Ballhaus by that time had become interested in "solving more complete configurations, like a full aircraft shape instead of just a wing, and how you would improve the physical simulation to include viscosity, turbulent flows, and separation." When he became Ames director in 1984, he focused his efforts on setting a direction for Ames to achieve those and other research objectives, putting teams in place, providing facilities, and keeping the funding coming in—Ames saw rapid increases in its budget during the late 1980s. From February 1988 through March 1989, Ballhaus was acting associate administrator for aeronautics and space technology at NASA headquarters in Washington, D.C. In this position, he directed NASA's aeronautics and space technology programs as well as the Ames, Langley, and Lewis research centers. In 1988 and 1989, he also served as president of the American Institute of Aeronautics and Astronautics and was elected to the National Academy of Engineering in 1988 for his research in CFD.

His work in CFD and his contributions to Ames earned him a place among the first inductees to the Ames Hall of Fame, created in 1999 to recognize those who had made outstanding contributions to science, technology, and the Ames Center. The Hall of Fame citation recognized Ballhaus as one of the "leading lights" in early phases of the development of CFD, "one of Ames' most valuable contributions to aeronautical research." It recognized him for his effort to establish the Ames Numerical Aerodynamic Simulator facility (NAS), which used the first Cray 2 supercomputers to model the complex flow fields about sophisticated aircraft. The CFD techniques developed by research scientists using NAS are used by designers throughout the world.

Ballhaus left Ames in 1989 to begin his career in the private sector with Martin Marietta Astronautics Group in Denver, where he served as vice president of research and development and later vice president and director of the Titan IV Centaur program. He rose over the next several years to higher-level positions in management and administration, including president of Civil Space and Communications from 1990 to 1993 and president of Aero and Naval Systems from 1993 to 1994. In 1995 he became Science and Engineering vice president at corporate headquarters of what had now become Lockheed Martin Corporation. He served as an officer of that corporation until he joined Aerospace in September 2000.

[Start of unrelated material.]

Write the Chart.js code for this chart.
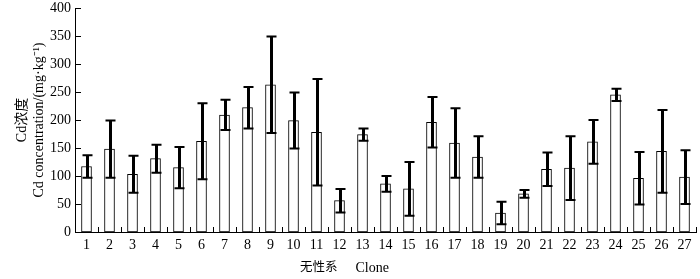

The defense industry consolidated in the 1990s as a result of a substantial decline in Department of Defense procurement budgets. Ballhaus was involved in due diligence and transition activities associated with the Martin Marietta acquisition of General Electric Aerospace, the Lockheed–Martin Marietta merger, Lockheed Martin's acquisition of Loral's defense electronics and information businesses, and Lockheed Martin's attempted acquisition of Northrop Grumman.

At Lockheed Martin corporate headquarters, Ballhaus emphasized engineering process improvement. During that period, Lockheed Martin business units substantially advanced the maturity of their software and systems engineering processes. He also focused on enhancing technology synergy across Lockheed Martin's many business units. From 1998 to 1999, following a series of launch vehicle failures, Ballhaus helped organize and served on Lockheed Martin's Independent Assessment Team on Mission Success. He also was the Lockheed Martin representative to the government's Launch Broad Area Review. During these reviews, he had the opportunity to help determine the factors contributing to lapses in mission success and to recommend corrective action.

Working in the private sector taught Ballhaus to respect the dictates of the marketplace and the mandate to increase shareholder value. At Aerospace, he equates increasing shareholder value with "delivering maximum value to our customers at minimum appropriate cost." A key part of that value is the unique broad perspective Aerospace brings to its customers, he said: "We're the repository for lessons learned in the space business and we understand all of the systems that make up the national security space infrastructure."

Ballhaus's standards for himself as leader of the corporation are uncompromising. He regularly asks himself how he can add the most value every single day. He would like to be thought of as an ethical person with integrity, one who is reliable ("will get things done when I say I will"), has high standards of excellence, and treats all people with respect. "Managers should remove obstacles to achievement," he said, "and create opportunities for others."

When former Aerospace president and CEO E. C. Aldridge Jr. announced Ballhaus's appointment in July 2000 as president of the corporation, he named Ballhaus's experience and his "integrity, expertise, and vision" as attributes that would serve him well in carrying the corporation "proudly into the future." Ballhaus is optimistic about Aerospace's future, seeing great opportunities for the company as a result of the potential increases in national space activities; the implementation of the recommendations of the Commission to Assess United States National Security Space Management and Organization, chaired by Donald Rumsfeld, the recently appointed Secretary of Defense; and the increasing numbers of civil space customers. Mission success and space stewardship, said Ballhaus, are the two goals that will guide the company's path as it embarks on the next 40 years as a "trusted agent" of the federal government, serving the nation's needs for national security space.